Short task: Exactly repeat the material, dropping only the pictures.

Source material:
=-=-=-=-=

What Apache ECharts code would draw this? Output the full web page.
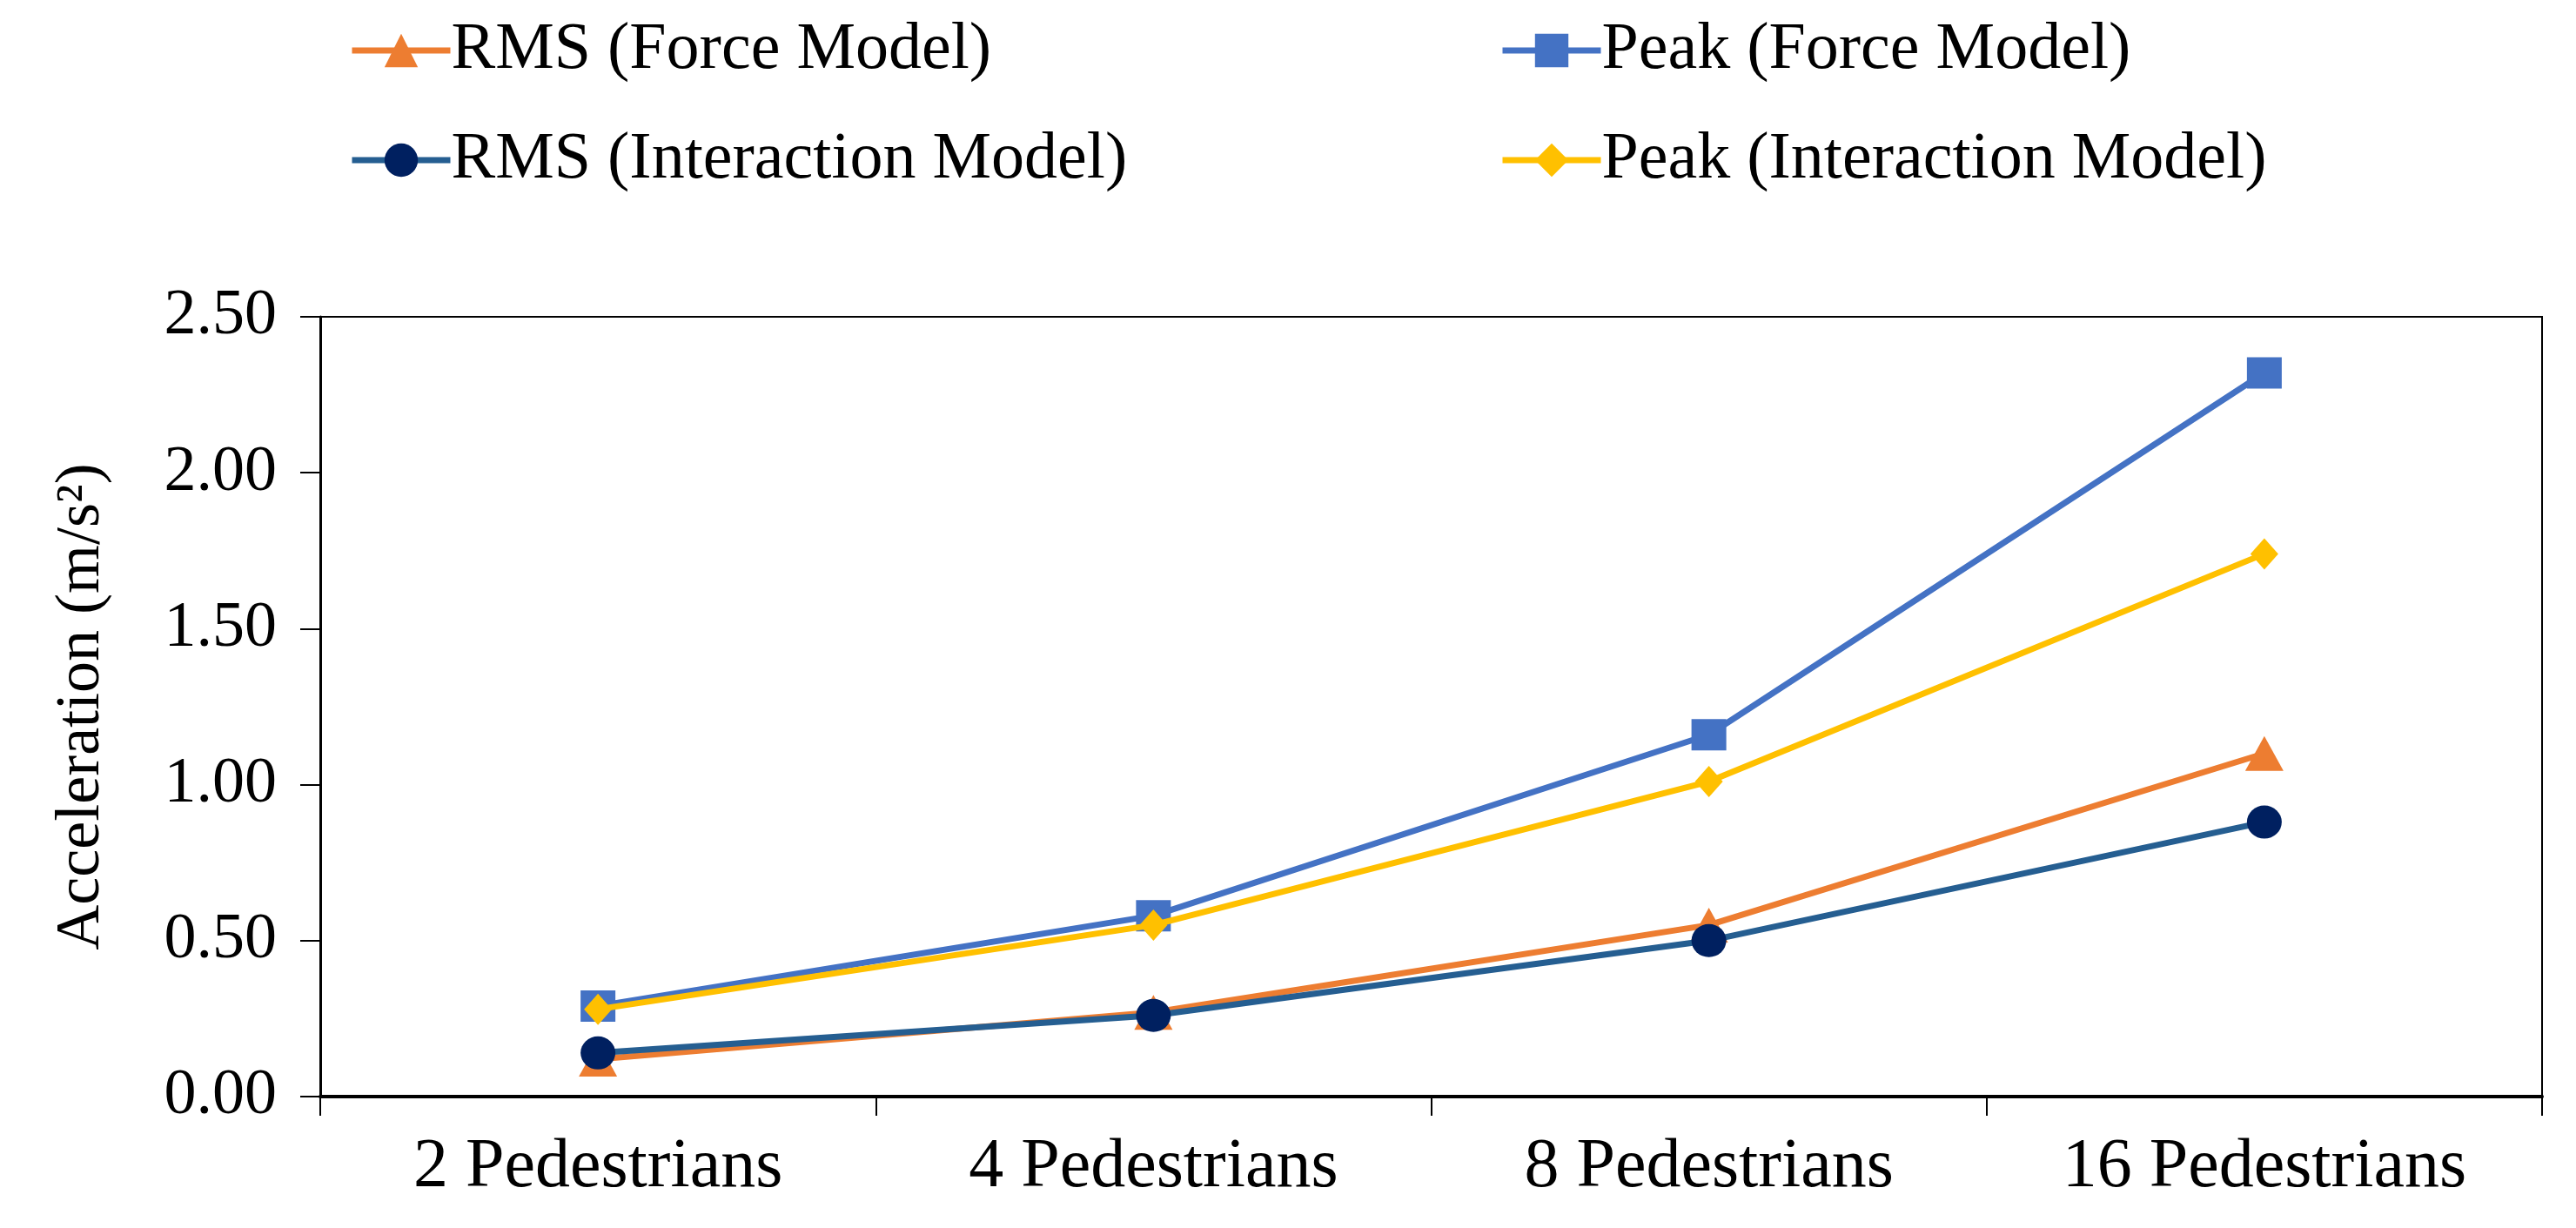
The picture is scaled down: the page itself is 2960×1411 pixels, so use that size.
<!DOCTYPE html>
<html>
<head>
<meta charset="utf-8">
<script src="https://cdn.jsdelivr.net/npm/echarts@6/dist/echarts.min.js"></script>
<style>
html,body{margin:0;padding:0;background:#fff;}
#chart{width:2960px;height:1411px;}
</style>
</head>
<body>
<div id="chart"></div>
<script>
const categories = ['2 Pedestrians', '4 Pedestrians', '8 Pedestrians', '16 Pedestrians'];
const rmsForce = [0.12, 0.27, 0.55, 1.10];
const peakForce = [0.29, 0.58, 1.16, 2.32];
const rmsInteraction = [0.14, 0.26, 0.50, 0.88];
const peakInteraction = [0.28, 0.55, 1.01, 1.74];
const yTicks = { min: 0, max: 2.5, interval: 0.5 };

const FONT = 'Liberation Serif';
const chart = echarts.init(document.getElementById('chart'));

const legendText = { fontFamily: FONT, fontSize: 76, color: '#000', padding: [0, 0, 0, -4] };
const legendBase = {
  orient: 'vertical', top: 15, itemGap: 50,
  itemWidth: 113, itemHeight: 48,
  lineStyle: { width: 7 },
  textStyle: legendText
};

chart.setOption({
  backgroundColor: '#fff',
  animation: false,
  legend: [
    Object.assign({}, legendBase, { left: 396, data: ['RMS (Force Model)', 'RMS (Interaction Model)'] }),
    Object.assign({}, legendBase, { left: 1718, data: ['Peak (Force Model)', 'Peak (Interaction Model)'] })
  ],
  grid: {
    left: 368, right: 39, top: 364, bottom: 151,
    show: true, borderColor: '#000', borderWidth: 2, backgroundColor: 'transparent'
  },
  xAxis: {
    type: 'category',
    data: categories,
    boundaryGap: true,
    axisLine: { show: true, lineStyle: { color: '#000', width: 4 } },
    axisTick: { show: true, length: 22, lineStyle: { color: '#000', width: 2 } },
    axisLabel: { fontFamily: FONT, fontSize: 80, color: '#000', margin: 42 }
  },
  yAxis: {
    type: 'value',
    min: yTicks.min, max: yTicks.max, interval: yTicks.interval,
    name: 'Acceleration (m/s²)',
    nameLocation: 'middle',
    nameGap: 238,
    nameTextStyle: { fontFamily: FONT, fontSize: 72, color: '#000' },
    axisLine: { show: true, lineStyle: { color: '#000', width: 3 } },
    axisTick: { show: true, length: 23, lineStyle: { color: '#000', width: 2 } },
    splitLine: { show: false },
    axisLabel: {
      fontFamily: FONT, fontSize: 74, color: '#000', margin: 50,
      formatter: v => v.toFixed(2)
    }
  },
  series: [
    {
      name: 'RMS (Force Model)', type: 'line', data: rmsForce,
      symbol: 'triangle', symbolSize: [44, 40],
      lineStyle: { color: '#ED7D31', width: 7 },
      itemStyle: { color: '#ED7D31' }, z: 2
    },
    {
      name: 'Peak (Force Model)', type: 'line', data: peakForce,
      symbol: 'rect', symbolSize: [40, 36],
      lineStyle: { color: '#4472C4', width: 7 },
      itemStyle: { color: '#4472C4' }, z: 2
    },
    {
      name: 'RMS (Interaction Model)', type: 'line', data: rmsInteraction,
      symbol: 'circle', symbolSize: [40, 38],
      lineStyle: { color: '#255E91', width: 7 },
      itemStyle: { color: '#002060' }, z: 3
    },
    {
      name: 'Peak (Interaction Model)', type: 'line', data: peakInteraction,
      symbol: 'diamond', symbolSize: [32, 36],
      lineStyle: { color: '#FFC000', width: 7 },
      itemStyle: { color: '#FFC000' }, z: 3
    }
  ]
});
</script>
</body>
</html>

=-=-=-=-=

Solution to the exercise:
What Apache ECharts code would draw this? Output the full web page.
The picture is scaled down: the page itself is 2960×1411 pixels, so use that size.
<!DOCTYPE html>
<html>
<head>
<meta charset="utf-8">
<script src="https://cdn.jsdelivr.net/npm/echarts@6/dist/echarts.min.js"></script>
<style>
html,body{margin:0;padding:0;background:#fff;}
#chart{width:2960px;height:1411px;}
</style>
</head>
<body>
<div id="chart"></div>
<script>
const categories = ['2 Pedestrians', '4 Pedestrians', '8 Pedestrians', '16 Pedestrians'];
const rmsForce = [0.12, 0.27, 0.55, 1.10];
const peakForce = [0.29, 0.58, 1.16, 2.32];
const rmsInteraction = [0.14, 0.26, 0.50, 0.88];
const peakInteraction = [0.28, 0.55, 1.01, 1.74];
const yTicks = { min: 0, max: 2.5, interval: 0.5 };

const FONT = 'Liberation Serif';
const chart = echarts.init(document.getElementById('chart'));

const legendText = { fontFamily: FONT, fontSize: 76, color: '#000', padding: [0, 0, 0, -4] };
const legendBase = {
  orient: 'vertical', top: 15, itemGap: 50,
  itemWidth: 113, itemHeight: 48,
  lineStyle: { width: 7 },
  textStyle: legendText
};

chart.setOption({
  backgroundColor: '#fff',
  animation: false,
  legend: [
    Object.assign({}, legendBase, { left: 396, data: ['RMS (Force Model)', 'RMS (Interaction Model)'] }),
    Object.assign({}, legendBase, { left: 1718, data: ['Peak (Force Model)', 'Peak (Interaction Model)'] })
  ],
  grid: {
    left: 368, right: 39, top: 364, bottom: 151,
    show: true, borderColor: '#000', borderWidth: 2, backgroundColor: 'transparent'
  },
  xAxis: {
    type: 'category',
    data: categories,
    boundaryGap: true,
    axisLine: { show: true, lineStyle: { color: '#000', width: 4 } },
    axisTick: { show: true, length: 22, lineStyle: { color: '#000', width: 2 } },
    axisLabel: { fontFamily: FONT, fontSize: 80, color: '#000', margin: 42 }
  },
  yAxis: {
    type: 'value',
    min: yTicks.min, max: yTicks.max, interval: yTicks.interval,
    name: 'Acceleration (m/s²)',
    nameLocation: 'middle',
    nameGap: 238,
    nameTextStyle: { fontFamily: FONT, fontSize: 72, color: '#000' },
    axisLine: { show: true, lineStyle: { color: '#000', width: 3 } },
    axisTick: { show: true, length: 23, lineStyle: { color: '#000', width: 2 } },
    splitLine: { show: false },
    axisLabel: {
      fontFamily: FONT, fontSize: 74, color: '#000', margin: 50,
      formatter: v => v.toFixed(2)
    }
  },
  series: [
    {
      name: 'RMS (Force Model)', type: 'line', data: rmsForce,
      symbol: 'triangle', symbolSize: [44, 40],
      lineStyle: { color: '#ED7D31', width: 7 },
      itemStyle: { color: '#ED7D31' }, z: 2
    },
    {
      name: 'Peak (Force Model)', type: 'line', data: peakForce,
      symbol: 'rect', symbolSize: [40, 36],
      lineStyle: { color: '#4472C4', width: 7 },
      itemStyle: { color: '#4472C4' }, z: 2
    },
    {
      name: 'RMS (Interaction Model)', type: 'line', data: rmsInteraction,
      symbol: 'circle', symbolSize: [40, 38],
      lineStyle: { color: '#255E91', width: 7 },
      itemStyle: { color: '#002060' }, z: 3
    },
    {
      name: 'Peak (Interaction Model)', type: 'line', data: peakInteraction,
      symbol: 'diamond', symbolSize: [32, 36],
      lineStyle: { color: '#FFC000', width: 7 },
      itemStyle: { color: '#FFC000' }, z: 3
    }
  ]
});
</script>
</body>
</html>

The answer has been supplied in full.